_Supplied records_:
# # # # #

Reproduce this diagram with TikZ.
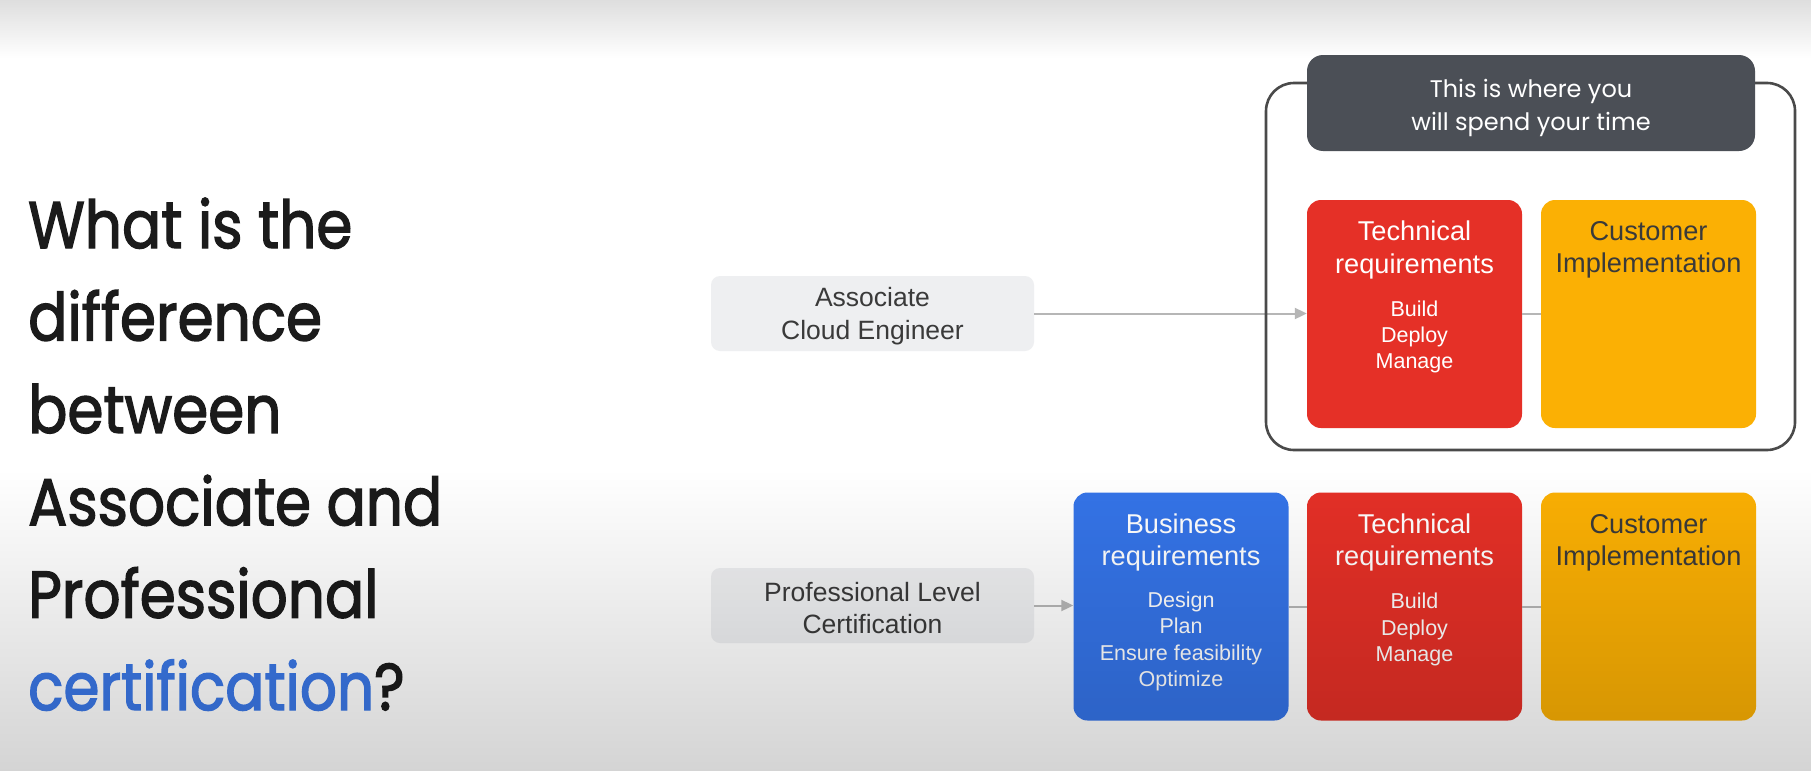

# # # # #

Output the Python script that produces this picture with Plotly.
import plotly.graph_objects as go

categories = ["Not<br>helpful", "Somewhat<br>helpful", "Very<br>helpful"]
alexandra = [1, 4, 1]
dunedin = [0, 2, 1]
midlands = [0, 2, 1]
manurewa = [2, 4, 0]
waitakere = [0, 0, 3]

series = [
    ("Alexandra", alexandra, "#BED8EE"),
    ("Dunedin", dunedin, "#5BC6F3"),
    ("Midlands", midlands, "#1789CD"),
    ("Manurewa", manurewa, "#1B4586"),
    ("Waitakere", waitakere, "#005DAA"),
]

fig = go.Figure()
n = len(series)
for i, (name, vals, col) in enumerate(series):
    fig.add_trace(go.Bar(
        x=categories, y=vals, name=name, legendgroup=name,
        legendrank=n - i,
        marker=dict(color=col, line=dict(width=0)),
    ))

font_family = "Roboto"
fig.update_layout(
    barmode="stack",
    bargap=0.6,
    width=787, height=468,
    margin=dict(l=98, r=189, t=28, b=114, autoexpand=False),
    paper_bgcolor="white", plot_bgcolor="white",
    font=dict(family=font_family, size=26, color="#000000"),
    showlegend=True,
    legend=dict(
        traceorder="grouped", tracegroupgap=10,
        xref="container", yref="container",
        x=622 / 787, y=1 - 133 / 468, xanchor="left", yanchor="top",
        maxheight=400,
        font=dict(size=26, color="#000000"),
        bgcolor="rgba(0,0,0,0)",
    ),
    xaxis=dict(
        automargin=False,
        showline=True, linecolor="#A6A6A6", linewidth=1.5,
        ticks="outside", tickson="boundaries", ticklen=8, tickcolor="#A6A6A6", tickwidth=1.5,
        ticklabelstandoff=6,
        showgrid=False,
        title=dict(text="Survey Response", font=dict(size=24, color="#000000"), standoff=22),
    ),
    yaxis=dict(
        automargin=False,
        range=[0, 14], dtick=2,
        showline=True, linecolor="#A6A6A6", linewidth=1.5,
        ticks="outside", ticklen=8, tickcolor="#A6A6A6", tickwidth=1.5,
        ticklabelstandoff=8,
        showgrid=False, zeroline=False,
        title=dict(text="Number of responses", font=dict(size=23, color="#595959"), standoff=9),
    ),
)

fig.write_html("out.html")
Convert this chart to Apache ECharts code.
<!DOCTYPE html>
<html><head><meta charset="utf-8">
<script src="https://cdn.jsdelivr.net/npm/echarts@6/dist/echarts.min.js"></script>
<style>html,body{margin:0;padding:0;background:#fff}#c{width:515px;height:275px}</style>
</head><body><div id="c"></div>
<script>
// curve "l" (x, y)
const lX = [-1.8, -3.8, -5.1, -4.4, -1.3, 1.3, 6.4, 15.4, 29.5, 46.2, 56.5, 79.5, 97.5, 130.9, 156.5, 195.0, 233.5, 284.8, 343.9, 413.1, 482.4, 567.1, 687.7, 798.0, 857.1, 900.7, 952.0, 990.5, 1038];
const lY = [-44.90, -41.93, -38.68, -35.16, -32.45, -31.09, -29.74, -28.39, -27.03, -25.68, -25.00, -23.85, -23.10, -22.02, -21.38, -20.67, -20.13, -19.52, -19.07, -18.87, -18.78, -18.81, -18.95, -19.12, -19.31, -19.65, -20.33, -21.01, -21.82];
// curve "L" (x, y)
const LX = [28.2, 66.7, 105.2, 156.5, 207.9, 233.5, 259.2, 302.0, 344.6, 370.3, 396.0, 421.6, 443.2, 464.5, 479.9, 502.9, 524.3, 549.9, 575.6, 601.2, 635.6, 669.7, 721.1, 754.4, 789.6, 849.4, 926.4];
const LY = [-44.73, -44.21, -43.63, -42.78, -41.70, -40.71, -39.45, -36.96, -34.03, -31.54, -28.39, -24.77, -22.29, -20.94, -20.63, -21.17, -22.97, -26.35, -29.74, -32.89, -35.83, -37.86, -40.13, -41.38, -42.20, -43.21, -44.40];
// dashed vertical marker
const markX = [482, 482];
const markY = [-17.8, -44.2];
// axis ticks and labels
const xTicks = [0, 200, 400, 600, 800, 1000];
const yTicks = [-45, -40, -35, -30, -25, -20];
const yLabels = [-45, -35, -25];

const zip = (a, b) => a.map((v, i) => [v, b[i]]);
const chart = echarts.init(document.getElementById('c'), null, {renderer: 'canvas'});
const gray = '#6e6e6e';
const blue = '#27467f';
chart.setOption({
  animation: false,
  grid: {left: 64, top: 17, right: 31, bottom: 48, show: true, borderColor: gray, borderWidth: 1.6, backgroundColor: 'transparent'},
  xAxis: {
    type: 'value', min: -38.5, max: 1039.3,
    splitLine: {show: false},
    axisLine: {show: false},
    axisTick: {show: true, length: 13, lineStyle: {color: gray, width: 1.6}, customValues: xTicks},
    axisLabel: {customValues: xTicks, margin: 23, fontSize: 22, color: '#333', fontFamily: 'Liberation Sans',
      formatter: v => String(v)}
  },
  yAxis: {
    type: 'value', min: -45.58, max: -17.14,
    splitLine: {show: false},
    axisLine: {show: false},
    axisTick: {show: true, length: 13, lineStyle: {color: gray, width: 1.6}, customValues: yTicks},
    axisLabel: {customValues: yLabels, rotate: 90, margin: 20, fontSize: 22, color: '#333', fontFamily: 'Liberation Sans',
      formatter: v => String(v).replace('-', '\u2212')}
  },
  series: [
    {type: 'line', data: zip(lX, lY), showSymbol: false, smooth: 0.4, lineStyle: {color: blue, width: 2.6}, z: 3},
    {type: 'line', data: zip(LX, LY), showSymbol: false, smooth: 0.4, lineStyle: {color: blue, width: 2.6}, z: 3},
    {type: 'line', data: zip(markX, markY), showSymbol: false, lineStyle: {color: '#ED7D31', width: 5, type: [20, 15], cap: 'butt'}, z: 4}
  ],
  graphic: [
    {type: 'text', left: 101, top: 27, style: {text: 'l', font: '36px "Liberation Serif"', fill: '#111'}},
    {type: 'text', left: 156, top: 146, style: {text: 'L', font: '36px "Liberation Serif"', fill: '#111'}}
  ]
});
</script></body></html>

# # # # #

_Problem to work on_:
In the entries above, find every line with the word "script" and list it.

_Task result_:
Output the Python script that produces this picture with Plotly.
<script src="https://cdn.jsdelivr.net/npm/echarts@6/dist/echarts.min.js"></script>
<script>
</script></body></html>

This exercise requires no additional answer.